The Multi-CAM 2000 Autofocus (AF) sensor module in the Nikon D2H, D2Hs, F6, and D2x gives us a powerful tool for professional or advanced amateur use. But, it's imperative that the user of these fine cameras take the time to learn about the four modes of operation in Multi-CAM 2000. It can seem complicated when reading the manual, but is not too difficult if you'll spend a little time testing the various modes. Then you'll understand the best settings for your own style of photography.
We'll discuss Multi-CAM 2000 from the standpoint of the Nikon D2x, since this is considered Nikon's top professional model digital camera. There are some slight variances in custom settings found in the other cameras using Multi-CAM 2000. But, these are only minor differences, so it should pose no problem using this article to understand Multi-CAM 2000 in cameras other than the Nikon D2x.

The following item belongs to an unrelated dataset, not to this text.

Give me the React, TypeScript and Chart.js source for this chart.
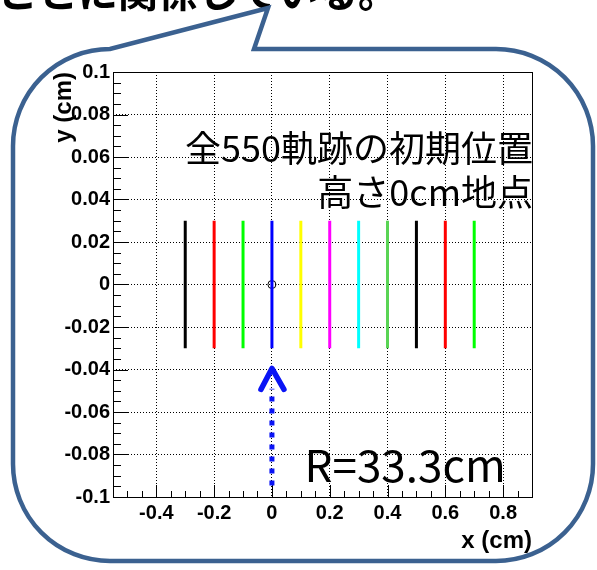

It may be a good idea to have your D2x manual in hand, as well as your camera. We'll refer to both often in this article. Let's proceed!
It's a radically improved version of the famous Multi-CAM 1300 autofocus module found in the Nikon F5 35mm film SLR. Where the Multi-CAM 1300 was limited to only Single Area AF and Dynamic Area AF, the Multi-CAM 2000 adds two more modes and several more AF sensors. The new modes are Group Dynamic AF and Dynamic Area with Closest Subject Priority.
While the Multi-CAM 1300 had five AF sensors, the Multi-CAM 2000 gives us eleven. And, the center nine of the eleven are cross-type sensors which work in either horizontal or vertical camera positions.
Why is it called Multi-CAM 2000? Well, like the older “1300” before it, the number 2000 represents the approximate number of CCD elements in the autofocus system. With so many elements, it will autofocus in very low light levels, and at very high speeds. It's a true world-class AF system, unmatched by any other camera brand.
Let's start our exploration of the Multi-CAM 2000 system by looking at some basic information that many do not fully understand.
One question often asked is, “What does it mean to “lock focus?” That's a great question since it involves how the camera decides when a picture can be taken, and what AF modes you'll find most useful.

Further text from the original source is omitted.